Because of teacher collaboration sessions Wednesdays and Thursdays this academic school year, the Independence School District was looking for a way to keep student-athletes occupied and informed for the 45-minute period between the end of school and the start of their respective practice sessions.
The dilemma presented a challenge, and the challenge was answered by the Athletic Excellence Series, where a series of guest speakers visit Truman, Chrisman and Van Horn high schools, talking about hot button topics that will keep the students entertained and informed.
The series will take place each Wednesday during the school year with a study hall session providing extra study time on Thursdays.
UMKC men’s basketball coach Kareem Richardson visited Truman Wednesday afternoon and brought a message of hope to a rapt audience.
He talked about the rage he felt when his parents went through a divorce when he was just 12 years old. He stressed the importance of academics and responsibility when it comes to the ever-growing social media scene.
And he answered students’ questions with the same passion that made his 45-minute presentation so special.
“This is a special series for our students and we are so lucky to have a guest like Coach Richardson,” said Dale Herl, superintendent of the Independence School District who was on hand for Richardson’s presentation. “We believe it’s important to keep our students informed. The guest speakers who will be a part of this series have a lot to offer.”
Truman activities director Eric Holm backed Herl’s comments, adding, “It’s a great program and a great opportunity for our athletes – and other interested students – to hear from some special guest speakers.”
Along with the speakers, students are treated to a post-school snack of milk, a variety of grain products and peanut butter cups.
Richardson spoke from the heart as he talked about his career path, going from the rage of a broken home to being a much sought after assistant coach at Louisville that led to his role as a Division I head coach at UMKC.
“My mother and father divorced when I was 12 – I remember it like it was yesterday – and I was filled with rage,” said Richardson, who was an assistant coach under Rick Pitino on Louisville’s 2012-13 national championship team.
“I came home from school and all my dad’s stuff was gone. I was so PO’d. I was cold to my mom and didn’t speak to my dad for 20 years. But I found a way to turn that into a positive. My grades were slipping and I knew I had to pick them up so my mom – who was working two jobs – would not have to pay for my college.”

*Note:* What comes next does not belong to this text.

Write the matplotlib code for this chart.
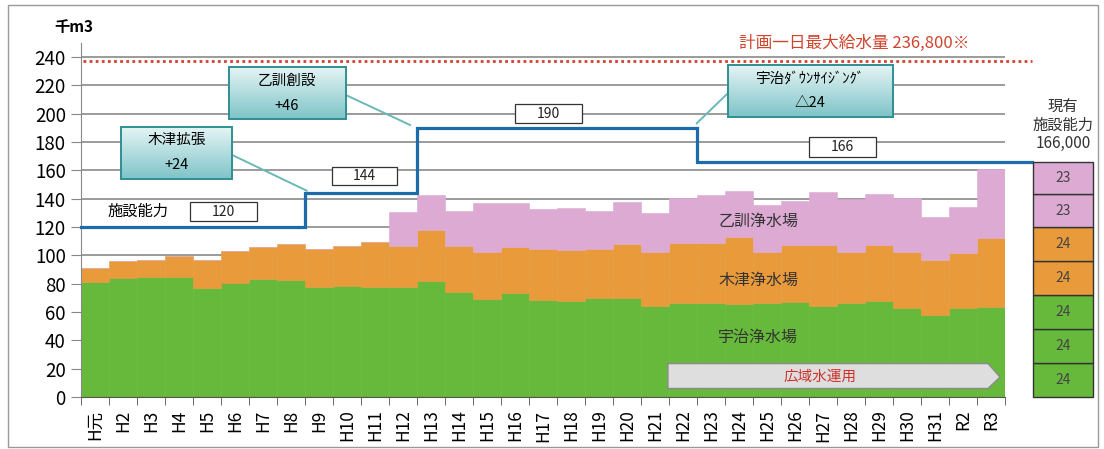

From the seventh grade through graduation he earned a 4.7 GPA on a 5.0 scale, earned a scholarship to East Carolina University and later transferred to Evansville, where he became the Purple Aces’ top point guard.
“I enjoy coming to a school like Truman and visiting with the students,” said Richardson, who was greeted by a young man following his talk, who wanted to thank the coach for his visit. “See, something like that makes it all worthwhile to me.
“I know I can’t reach every student out there, but if I reach just one, I feel like I’m giving back to my community.”